The U.S. National Forest Service divides each of its "management area" into different units. Each unit is provided with a different "forest plan" in order to achieve desires objectives, goals and management prescriptions for that unit. "Activities proposed to occur within a management area must be consistent with the management-area prescriptions as well as with the prescriptions applicable to the entire forest unit." Cal. ex. rel. Lockyer v. USDA, 2009 U.S. App. LEXIS 19219 at *6 (9th Cir. 2009). One such national forest unit distinction is the "roadless area." The roadless areas are largely undeveloped areas of wilderness, generally without roads. Before the promulgation of the "Roadless Rule" in 2001, "most forest plans provided for the extraction uses, including logging, mining, oil and gas development, and construction of off-road vehicle routes, on at least some portion of what are classified as inventoried roadless areas." Id at *7-8. In 1999, President Clinton asked the National Forest Service to devise a rule that would provide permanent protection to roadless areas in the national forests. Within a week, the Forest Service had begun work on the "Roadless Rule" and the rule was promulgated on January 5, 2001, just prior to Clinton leaving office, and went into effect on May 12, 2001. This provided the requested protection to all of the nation's roadless areas, other than select areas in Alaska and Idaho. The "Roadless Rule" was met almost immediately with opposition, with several cases calling into question the validity of such a blank rule throughout the US with little concern for state economies and objectives.

In response to this opposition and now within the Bush era, the National Forest Service devised and announced in 2005, the "State Petition Rule", which was thought to replace the "Roadless Rule." The "State Petition Rule" provided that a state could petition the Forest Service to make state-specific considerations for projects and treatment schemes for the roadless areas within that state's borders.

On August 25, 2009, The Ninth Circuit Court of Appeals ruled that the "State Petition Rule", was promulgated incorrectly, having violated the statutory requirements for promulgation of both the National Environmental Policy Act and the Endangered Species Act.
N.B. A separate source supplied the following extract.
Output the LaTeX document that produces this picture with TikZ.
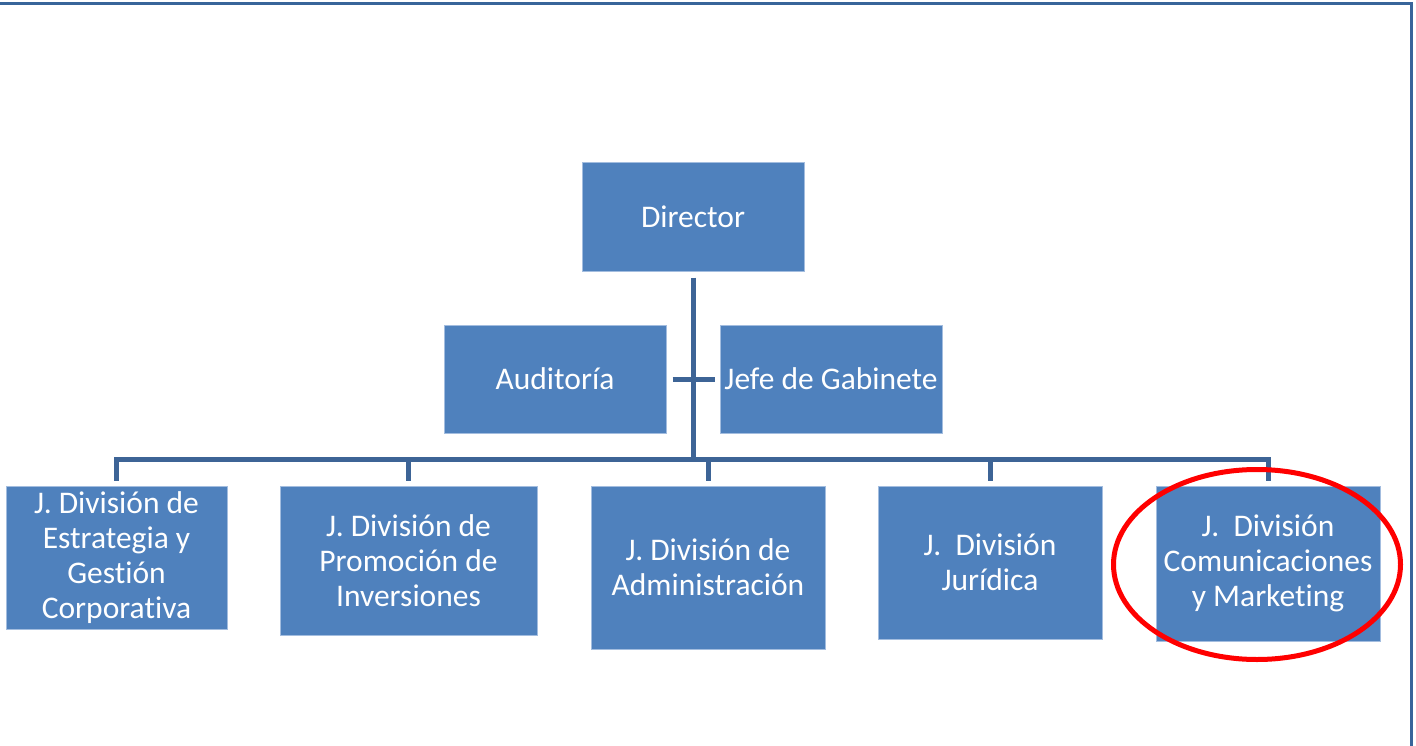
\documentclass[tikz,border=0pt]{standalone}
\usepackage{fontspec}
\setmainfont[Ligatures=NoCommon]{Carlito}
\usetikzlibrary{positioning}

\definecolor{boxblue}{HTML}{4F81BD}
\definecolor{boxedge}{HTML}{A3BDDF}
\definecolor{linkblue}{HTML}{3D6496}
\definecolor{frameblue}{HTML}{38659A}

\begin{document}
\begin{tikzpicture}[x=1pt, y=-1pt,
    box/.style={draw=boxedge, fill=boxblue, line width=1pt, text=white,
      align=center, inner sep=0pt, font=\fontsize{31.5}{35}\selectfont},
    link/.style={draw=linkblue, line width=5pt}]
  \useasboundingbox (0,0) rectangle (1416,746);
  \draw[frameblue, line width=3pt] (0,3.5) -- (1411.5,3.5) -- (1411.5,746);

  \node[box, minimum width=222pt, minimum height=108pt] (dir) at (693,217) {Director};
  \node[box, minimum width=222pt, minimum height=108pt] (aud) at (555,379) {Auditoría};
  \node[box, minimum width=222pt, minimum height=108pt] (gab) at (831,379) {Jefe de Gabinete};

  \node[box, minimum width=221pt, minimum height=143pt] (estr) at (116.5,557.5)
    {J. División de\\Estrategia y\\Gestión\\Corporativa};
  \node[box, minimum width=257pt, minimum height=149pt] (prom) at (408.5,560.5)
    {J. División de\\Promoción de\\Inversiones};
  \node[box, minimum width=234pt, minimum height=163pt] (adm) at (708,567.5)
    {J. División de\\Administración};
  \node[box, minimum width=224pt, minimum height=153pt] (jur) at (990,562.5)
    {J.\ \ División\\Jurídica};
  \node[box, minimum width=224pt, minimum height=155pt] (com) at (1268,563.5)
    {J.\ \ División\\Comunicaciones\\y Marketing};

  \coordinate (bus) at (0,459.5);
  \draw[link] ([yshift=-6pt]dir.south) -- (dir.south |- bus);
  \draw[link] ([xshift=6pt]aud.east) -- ([xshift=-5pt]gab.west);
  \draw[link] ([yshift=5pt]estr.north) -- (estr.north |- bus)
    -- (com.north |- bus) -- ([yshift=5pt]com.north);
  \foreach \n in {prom,adm,jur}
    \draw[link] ([yshift=5pt]\n.north) -- (\n.north |- bus);

  % highlight
  \draw[red, line width=5pt] (1257,564.5) ellipse [x radius=143.5, y radius=95];
\end{tikzpicture}
\end{document}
Cal. ex. rel. Lockyer v. USDA, 2009 U.S. App. LEXIS 19219 (9th Cir. 2009). The Court then reinstated the Clinton era "Roadless Rule", which provides greater protection to the wildlife and environment found within the roadless areas of the nation's federal forests, and permanently enjoined the "State Petition Rule".

The state petition that may be forwarded by Colorado depending on the public comment period's reaction, is a petition as would be compliant with the "State Petition Rule", which would not be possible under the "Roadless Rule." There have been U.S. District Court decisions that have come to the opposite conclusion of the Ninth Circuit as to the validity of the two rules in question, in fact actually permanently enjoining the "Roadless Rule" throughout the U.S. Wyoming v. United States Dep't of Agric., 570 F. Supp. 2d 1309 (D. Wyo. 2008). Nevertheless, the Ninth Circuit opinion followed in 2009. The situation in Colorado presents a fork in the road for both the State of Colorado and the USDA. If the state chooses to forward its petition for consideration as allowed by the "State Petition Rule", then the USDA will have to directly address the question that has provided a split within authorities throughout the U.S. Without such action by the USDA, the only way for the roadless areas to be totally protected is by express action of President Obama to uphold the 2001 national rule, asking for the USDA to reinstate the "Roadless Rule", so as to pursue the same direction and objective as Clinton had in mind when he first asked for the rule to be created in 1999. With such explicit action, the roadless areas of our nation's forests can once again be guaranteed permanent and effective protection, thus ensuring that these areas and the wildlife that are contained within them, may be present for future generation within this country.